Under SB 3, a family of four with an income above $89,910 would receive $5,400 per eligible student, while a similarly situated family with an income of less than that would get about $6,750 per student, The Texas Tribune reported.

To bridge a big gap between those amounts and private school tuition and fees, the bill would set up tax credit scholarships, which allow certain businesses to claim tax credits for donating money to the scholarships for private schools. The money would be awarded based on a student’s academic or financial need.

Thankfully, lawmakers in the Texas House are more clear-eyed about vouchers. House Speaker Joe Straus has shown little enthusiasm for them so far — and they have also not proved to be popular with some Republicans who represent small or rural communities.

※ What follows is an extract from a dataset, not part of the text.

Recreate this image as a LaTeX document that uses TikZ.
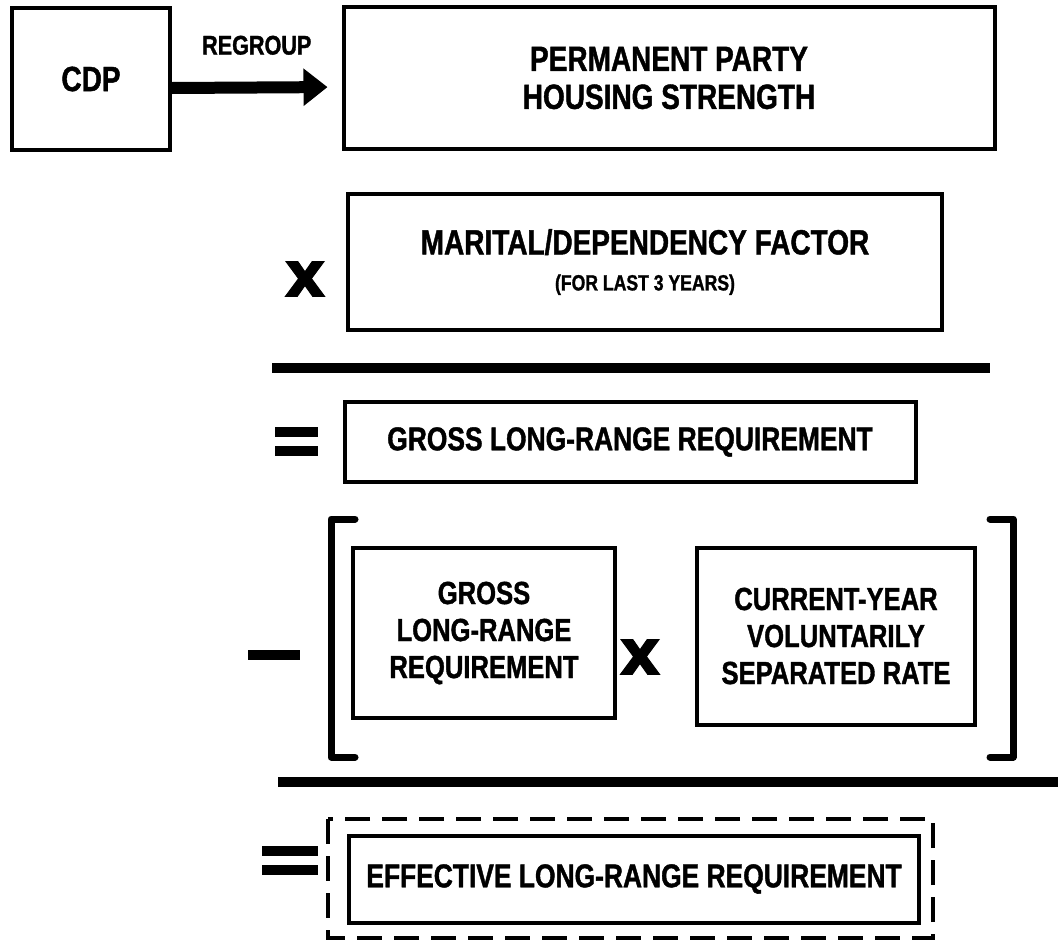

Aside from educating kids, public schools in smaller communities are some of the largest employers. They serve as a center for sports, recreation, adult education and public meetings. As small districts, they can’t afford to lose money.

Many school districts, including Austin, find themselves in the same boat, albeit for different reasons.

In the next school year, the Austin district estimates it will send $500 million of its local property tax revenue to the state in recapture payments Texas uses to balance inequities between property-wealthy districts and property-poor districts. That would leave Austin with $757.8 million for operating expenses.

Vouchers could further diminish that figure. It’s true that SB 3 aims to help lessen the financial blow to districts by allowing them to keep some of the money they would lose when a student using an education savings account leaves.

But there’s a caustic irony in an approach that punishes Austin and many other districts that are forced to shoulder much of the state’s responsibility in paying public education costs through recapture, then further drains their budgets through a voucher program.

SB 3 is hardly a rose. But the public school that continues to do the tough job of educating every child clearly is.